━━ Supplied entries ━━

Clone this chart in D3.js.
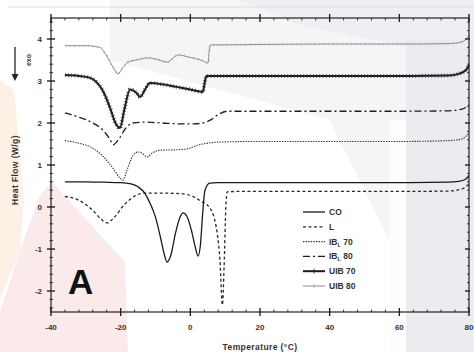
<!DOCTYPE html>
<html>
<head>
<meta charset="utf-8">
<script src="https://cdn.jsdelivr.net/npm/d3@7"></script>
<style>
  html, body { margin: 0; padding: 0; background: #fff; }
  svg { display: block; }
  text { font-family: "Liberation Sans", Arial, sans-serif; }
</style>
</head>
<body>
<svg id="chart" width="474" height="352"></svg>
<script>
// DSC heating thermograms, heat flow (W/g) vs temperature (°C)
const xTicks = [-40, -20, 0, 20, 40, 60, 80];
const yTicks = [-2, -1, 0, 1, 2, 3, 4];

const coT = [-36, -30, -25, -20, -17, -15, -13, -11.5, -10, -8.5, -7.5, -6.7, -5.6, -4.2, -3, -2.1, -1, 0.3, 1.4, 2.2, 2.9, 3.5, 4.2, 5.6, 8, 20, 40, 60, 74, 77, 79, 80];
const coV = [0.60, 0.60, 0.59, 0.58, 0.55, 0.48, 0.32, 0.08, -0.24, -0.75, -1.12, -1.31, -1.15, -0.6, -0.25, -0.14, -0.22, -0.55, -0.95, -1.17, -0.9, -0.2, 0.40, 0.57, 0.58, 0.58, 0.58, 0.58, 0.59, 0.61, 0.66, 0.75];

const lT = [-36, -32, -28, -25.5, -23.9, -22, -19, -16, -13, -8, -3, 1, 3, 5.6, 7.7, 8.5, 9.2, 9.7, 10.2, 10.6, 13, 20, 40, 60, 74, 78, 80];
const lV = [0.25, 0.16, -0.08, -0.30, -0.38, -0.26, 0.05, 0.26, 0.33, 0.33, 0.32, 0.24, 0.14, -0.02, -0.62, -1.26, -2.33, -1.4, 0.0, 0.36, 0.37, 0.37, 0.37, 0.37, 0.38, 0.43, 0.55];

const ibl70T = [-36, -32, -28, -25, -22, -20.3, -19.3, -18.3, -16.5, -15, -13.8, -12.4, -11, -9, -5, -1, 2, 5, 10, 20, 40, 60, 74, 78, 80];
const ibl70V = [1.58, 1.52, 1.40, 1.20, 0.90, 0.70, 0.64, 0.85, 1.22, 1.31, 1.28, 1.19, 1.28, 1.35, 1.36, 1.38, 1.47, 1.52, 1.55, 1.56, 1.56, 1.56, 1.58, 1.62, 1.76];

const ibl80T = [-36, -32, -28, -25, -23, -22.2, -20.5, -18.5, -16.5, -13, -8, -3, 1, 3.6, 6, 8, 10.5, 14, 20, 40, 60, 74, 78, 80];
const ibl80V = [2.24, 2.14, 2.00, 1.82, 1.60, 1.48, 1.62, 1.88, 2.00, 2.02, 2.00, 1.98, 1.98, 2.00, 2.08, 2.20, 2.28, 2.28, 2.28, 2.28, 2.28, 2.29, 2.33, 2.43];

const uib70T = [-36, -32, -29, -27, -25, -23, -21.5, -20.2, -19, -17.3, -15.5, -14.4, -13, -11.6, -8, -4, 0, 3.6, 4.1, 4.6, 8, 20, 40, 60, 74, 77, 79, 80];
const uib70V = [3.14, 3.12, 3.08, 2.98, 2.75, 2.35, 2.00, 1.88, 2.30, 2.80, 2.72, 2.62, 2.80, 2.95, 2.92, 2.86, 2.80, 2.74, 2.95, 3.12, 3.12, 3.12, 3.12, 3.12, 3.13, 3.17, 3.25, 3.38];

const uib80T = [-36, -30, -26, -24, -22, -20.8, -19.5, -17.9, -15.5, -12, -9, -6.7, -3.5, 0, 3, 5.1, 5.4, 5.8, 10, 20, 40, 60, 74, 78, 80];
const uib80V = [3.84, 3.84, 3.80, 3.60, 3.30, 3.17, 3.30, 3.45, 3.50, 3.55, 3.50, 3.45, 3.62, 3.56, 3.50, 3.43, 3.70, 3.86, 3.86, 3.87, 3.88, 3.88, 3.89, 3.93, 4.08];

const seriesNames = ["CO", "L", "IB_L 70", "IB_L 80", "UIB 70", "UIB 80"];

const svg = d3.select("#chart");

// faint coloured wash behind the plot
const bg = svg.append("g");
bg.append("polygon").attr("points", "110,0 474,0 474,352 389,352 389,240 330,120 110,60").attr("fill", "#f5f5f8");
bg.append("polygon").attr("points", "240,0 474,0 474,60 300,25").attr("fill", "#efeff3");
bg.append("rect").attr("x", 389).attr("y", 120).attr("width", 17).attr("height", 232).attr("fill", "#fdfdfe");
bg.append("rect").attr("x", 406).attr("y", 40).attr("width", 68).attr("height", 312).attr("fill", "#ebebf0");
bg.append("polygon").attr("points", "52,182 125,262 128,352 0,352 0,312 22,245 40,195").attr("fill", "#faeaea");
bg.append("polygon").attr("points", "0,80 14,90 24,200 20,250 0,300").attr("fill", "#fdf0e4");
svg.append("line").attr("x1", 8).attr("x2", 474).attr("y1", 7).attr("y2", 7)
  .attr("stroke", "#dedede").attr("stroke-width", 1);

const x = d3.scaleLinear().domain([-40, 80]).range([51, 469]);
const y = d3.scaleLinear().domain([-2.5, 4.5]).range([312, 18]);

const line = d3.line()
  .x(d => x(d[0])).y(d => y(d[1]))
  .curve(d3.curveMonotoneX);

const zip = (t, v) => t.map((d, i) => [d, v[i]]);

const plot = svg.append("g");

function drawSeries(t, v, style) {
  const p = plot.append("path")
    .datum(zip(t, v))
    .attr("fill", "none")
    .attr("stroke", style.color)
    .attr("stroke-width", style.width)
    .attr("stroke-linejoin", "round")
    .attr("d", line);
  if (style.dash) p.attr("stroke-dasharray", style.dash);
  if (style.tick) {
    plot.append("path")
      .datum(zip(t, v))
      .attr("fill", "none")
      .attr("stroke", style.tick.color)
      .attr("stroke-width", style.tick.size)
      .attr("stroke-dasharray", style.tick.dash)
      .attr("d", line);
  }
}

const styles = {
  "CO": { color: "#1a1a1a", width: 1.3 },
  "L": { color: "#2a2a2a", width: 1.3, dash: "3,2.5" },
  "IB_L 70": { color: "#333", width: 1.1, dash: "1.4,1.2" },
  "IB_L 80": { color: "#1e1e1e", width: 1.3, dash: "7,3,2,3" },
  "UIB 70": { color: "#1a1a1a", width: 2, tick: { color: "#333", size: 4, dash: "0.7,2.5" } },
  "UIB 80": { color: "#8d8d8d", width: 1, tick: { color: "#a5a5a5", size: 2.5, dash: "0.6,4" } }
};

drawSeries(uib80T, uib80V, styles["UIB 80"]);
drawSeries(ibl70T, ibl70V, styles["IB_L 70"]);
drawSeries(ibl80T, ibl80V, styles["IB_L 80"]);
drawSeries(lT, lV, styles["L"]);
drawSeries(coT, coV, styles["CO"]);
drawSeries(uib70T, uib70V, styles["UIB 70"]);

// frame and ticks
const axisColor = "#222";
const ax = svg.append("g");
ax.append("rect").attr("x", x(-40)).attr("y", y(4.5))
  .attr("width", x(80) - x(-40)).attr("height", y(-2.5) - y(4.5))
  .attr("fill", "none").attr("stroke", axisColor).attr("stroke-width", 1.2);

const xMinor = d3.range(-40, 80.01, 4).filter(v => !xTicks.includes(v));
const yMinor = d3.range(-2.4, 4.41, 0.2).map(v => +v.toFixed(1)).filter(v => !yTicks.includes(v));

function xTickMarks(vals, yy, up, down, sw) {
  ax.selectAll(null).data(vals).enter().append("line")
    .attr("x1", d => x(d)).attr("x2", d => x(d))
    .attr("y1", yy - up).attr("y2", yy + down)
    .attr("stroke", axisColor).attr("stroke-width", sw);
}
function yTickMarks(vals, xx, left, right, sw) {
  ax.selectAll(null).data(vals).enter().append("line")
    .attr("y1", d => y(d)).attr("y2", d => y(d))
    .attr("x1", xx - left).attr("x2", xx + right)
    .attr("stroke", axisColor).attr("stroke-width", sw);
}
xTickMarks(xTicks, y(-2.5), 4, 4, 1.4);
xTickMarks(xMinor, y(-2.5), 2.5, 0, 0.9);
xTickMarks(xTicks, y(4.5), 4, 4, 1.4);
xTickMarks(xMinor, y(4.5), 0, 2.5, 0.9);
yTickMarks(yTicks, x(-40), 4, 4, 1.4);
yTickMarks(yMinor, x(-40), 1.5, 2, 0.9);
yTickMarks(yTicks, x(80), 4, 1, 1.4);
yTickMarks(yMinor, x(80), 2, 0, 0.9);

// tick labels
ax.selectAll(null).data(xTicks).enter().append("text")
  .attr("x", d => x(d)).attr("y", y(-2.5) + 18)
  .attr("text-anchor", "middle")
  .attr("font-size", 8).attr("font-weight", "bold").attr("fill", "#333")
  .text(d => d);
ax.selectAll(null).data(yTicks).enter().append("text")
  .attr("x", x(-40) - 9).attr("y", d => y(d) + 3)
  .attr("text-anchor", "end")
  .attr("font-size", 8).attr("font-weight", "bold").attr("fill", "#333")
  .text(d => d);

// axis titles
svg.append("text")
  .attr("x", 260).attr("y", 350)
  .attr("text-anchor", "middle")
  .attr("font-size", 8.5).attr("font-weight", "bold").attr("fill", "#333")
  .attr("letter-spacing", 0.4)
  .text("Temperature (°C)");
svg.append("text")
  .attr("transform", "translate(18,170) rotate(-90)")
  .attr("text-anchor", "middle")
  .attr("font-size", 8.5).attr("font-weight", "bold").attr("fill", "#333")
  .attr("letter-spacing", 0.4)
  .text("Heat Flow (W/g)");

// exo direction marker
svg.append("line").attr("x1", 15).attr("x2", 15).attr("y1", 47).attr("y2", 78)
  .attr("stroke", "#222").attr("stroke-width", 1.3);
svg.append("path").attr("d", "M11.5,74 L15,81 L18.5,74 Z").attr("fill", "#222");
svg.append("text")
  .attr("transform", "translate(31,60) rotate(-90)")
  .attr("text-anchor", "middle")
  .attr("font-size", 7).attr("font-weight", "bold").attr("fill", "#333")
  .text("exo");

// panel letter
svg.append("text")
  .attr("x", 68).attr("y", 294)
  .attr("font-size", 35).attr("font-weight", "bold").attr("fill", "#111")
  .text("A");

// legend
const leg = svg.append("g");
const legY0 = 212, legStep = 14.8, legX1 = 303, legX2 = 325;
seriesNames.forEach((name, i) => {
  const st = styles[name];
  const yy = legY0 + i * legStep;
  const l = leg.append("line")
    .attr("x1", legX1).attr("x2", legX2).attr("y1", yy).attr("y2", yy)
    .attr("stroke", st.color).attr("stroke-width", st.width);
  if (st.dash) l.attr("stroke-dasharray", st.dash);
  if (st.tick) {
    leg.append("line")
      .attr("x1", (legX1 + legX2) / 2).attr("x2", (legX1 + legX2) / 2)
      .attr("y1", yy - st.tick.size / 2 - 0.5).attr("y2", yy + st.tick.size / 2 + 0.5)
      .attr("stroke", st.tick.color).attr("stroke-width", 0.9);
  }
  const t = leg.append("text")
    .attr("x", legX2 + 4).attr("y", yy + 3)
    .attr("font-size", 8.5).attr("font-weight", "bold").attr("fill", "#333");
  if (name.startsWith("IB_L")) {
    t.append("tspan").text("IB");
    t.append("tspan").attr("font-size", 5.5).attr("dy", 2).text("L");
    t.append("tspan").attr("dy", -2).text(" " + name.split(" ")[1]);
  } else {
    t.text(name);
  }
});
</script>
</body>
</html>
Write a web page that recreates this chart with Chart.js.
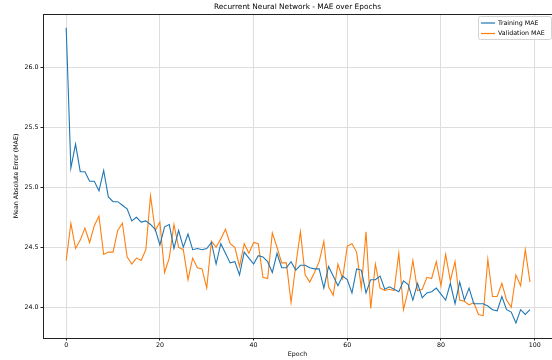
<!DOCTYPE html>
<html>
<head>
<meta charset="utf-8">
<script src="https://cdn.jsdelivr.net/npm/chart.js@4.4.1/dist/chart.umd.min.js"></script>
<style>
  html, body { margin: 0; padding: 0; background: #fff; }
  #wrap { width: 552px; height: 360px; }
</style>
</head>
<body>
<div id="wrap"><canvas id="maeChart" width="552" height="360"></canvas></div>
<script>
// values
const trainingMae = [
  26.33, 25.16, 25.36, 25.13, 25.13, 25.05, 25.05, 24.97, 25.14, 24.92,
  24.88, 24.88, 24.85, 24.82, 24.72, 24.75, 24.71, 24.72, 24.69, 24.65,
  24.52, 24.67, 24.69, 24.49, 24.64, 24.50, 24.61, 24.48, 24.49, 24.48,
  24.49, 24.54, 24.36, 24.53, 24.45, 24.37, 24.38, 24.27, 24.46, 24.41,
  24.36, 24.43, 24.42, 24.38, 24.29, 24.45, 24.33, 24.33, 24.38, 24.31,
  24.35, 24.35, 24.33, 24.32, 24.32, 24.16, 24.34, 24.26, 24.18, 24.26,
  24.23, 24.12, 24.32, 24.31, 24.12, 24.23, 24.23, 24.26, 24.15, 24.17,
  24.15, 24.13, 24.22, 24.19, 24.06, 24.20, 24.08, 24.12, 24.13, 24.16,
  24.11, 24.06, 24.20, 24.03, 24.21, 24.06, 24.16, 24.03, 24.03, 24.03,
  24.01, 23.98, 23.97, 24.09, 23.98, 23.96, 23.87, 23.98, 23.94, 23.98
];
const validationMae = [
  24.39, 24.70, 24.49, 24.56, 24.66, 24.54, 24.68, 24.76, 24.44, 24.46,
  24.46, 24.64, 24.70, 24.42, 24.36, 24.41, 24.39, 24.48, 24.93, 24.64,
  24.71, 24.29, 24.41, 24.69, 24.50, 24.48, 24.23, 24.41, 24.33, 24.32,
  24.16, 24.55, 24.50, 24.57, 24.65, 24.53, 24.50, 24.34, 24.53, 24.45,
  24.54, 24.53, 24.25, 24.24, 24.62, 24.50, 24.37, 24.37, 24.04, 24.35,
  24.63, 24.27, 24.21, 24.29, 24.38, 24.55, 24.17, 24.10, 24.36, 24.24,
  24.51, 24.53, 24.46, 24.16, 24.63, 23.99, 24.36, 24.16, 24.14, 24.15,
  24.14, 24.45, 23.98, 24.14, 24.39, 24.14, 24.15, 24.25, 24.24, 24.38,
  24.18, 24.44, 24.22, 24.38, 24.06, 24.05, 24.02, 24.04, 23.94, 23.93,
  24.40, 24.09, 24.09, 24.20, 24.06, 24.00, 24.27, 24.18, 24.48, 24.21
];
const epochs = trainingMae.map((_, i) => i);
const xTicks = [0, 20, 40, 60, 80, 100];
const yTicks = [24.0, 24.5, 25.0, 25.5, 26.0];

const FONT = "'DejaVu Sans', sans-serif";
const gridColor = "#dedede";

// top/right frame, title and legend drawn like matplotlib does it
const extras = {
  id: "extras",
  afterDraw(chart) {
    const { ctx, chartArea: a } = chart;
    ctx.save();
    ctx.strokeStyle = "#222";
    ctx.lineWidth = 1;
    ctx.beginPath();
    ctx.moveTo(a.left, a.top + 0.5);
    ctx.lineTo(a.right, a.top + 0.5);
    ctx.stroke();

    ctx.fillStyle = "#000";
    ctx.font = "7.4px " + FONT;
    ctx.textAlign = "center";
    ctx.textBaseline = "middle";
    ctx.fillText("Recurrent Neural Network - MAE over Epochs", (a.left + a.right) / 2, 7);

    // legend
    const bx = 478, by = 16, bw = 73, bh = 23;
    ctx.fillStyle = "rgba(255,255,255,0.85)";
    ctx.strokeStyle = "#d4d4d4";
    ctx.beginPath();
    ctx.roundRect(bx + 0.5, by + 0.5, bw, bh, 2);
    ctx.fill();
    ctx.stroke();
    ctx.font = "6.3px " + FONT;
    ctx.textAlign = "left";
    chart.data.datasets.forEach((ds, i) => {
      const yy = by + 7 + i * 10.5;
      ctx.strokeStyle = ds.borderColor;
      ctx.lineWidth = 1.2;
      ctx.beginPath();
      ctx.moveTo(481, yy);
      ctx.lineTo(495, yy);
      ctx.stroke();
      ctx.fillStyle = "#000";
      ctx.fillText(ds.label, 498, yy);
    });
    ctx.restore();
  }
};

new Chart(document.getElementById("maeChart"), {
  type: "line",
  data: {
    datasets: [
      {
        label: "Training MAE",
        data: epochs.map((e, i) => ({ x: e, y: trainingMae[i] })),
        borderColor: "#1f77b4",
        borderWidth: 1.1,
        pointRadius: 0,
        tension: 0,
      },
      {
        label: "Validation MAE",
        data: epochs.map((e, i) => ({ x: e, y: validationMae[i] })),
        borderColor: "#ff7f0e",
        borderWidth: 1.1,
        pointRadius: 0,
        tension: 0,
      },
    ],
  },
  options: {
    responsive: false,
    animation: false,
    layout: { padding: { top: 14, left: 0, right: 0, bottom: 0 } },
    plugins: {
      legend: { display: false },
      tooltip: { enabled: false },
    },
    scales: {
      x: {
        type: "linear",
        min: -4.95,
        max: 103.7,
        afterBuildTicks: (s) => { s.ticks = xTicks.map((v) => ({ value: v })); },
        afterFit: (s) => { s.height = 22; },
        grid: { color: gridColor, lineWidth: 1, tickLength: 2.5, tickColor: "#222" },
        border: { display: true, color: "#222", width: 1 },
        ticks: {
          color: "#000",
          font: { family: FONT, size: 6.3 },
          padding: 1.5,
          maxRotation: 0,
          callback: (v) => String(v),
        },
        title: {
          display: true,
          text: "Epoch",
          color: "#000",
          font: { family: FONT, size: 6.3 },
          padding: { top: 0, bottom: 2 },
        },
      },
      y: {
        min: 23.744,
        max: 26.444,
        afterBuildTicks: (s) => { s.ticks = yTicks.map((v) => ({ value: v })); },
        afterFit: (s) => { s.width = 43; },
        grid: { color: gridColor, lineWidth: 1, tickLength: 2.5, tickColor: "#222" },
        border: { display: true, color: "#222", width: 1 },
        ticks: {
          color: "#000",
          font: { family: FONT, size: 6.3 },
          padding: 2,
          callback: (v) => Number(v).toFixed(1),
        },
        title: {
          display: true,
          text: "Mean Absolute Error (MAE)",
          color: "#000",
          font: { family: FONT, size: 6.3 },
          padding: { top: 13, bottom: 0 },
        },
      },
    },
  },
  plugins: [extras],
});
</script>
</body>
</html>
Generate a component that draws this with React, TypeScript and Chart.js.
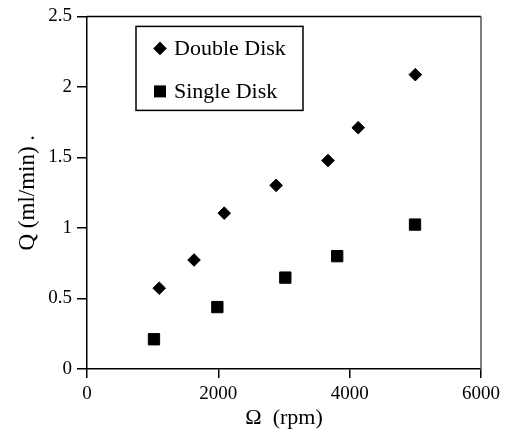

━━━

• Task objective: Return each line of the listing that holds the string "this".

• Exercise result:
Clone this chart in D3.js.
Write a web page that recreates this chart with Chart.js.
Generate a component that draws this with React, TypeScript and Chart.js.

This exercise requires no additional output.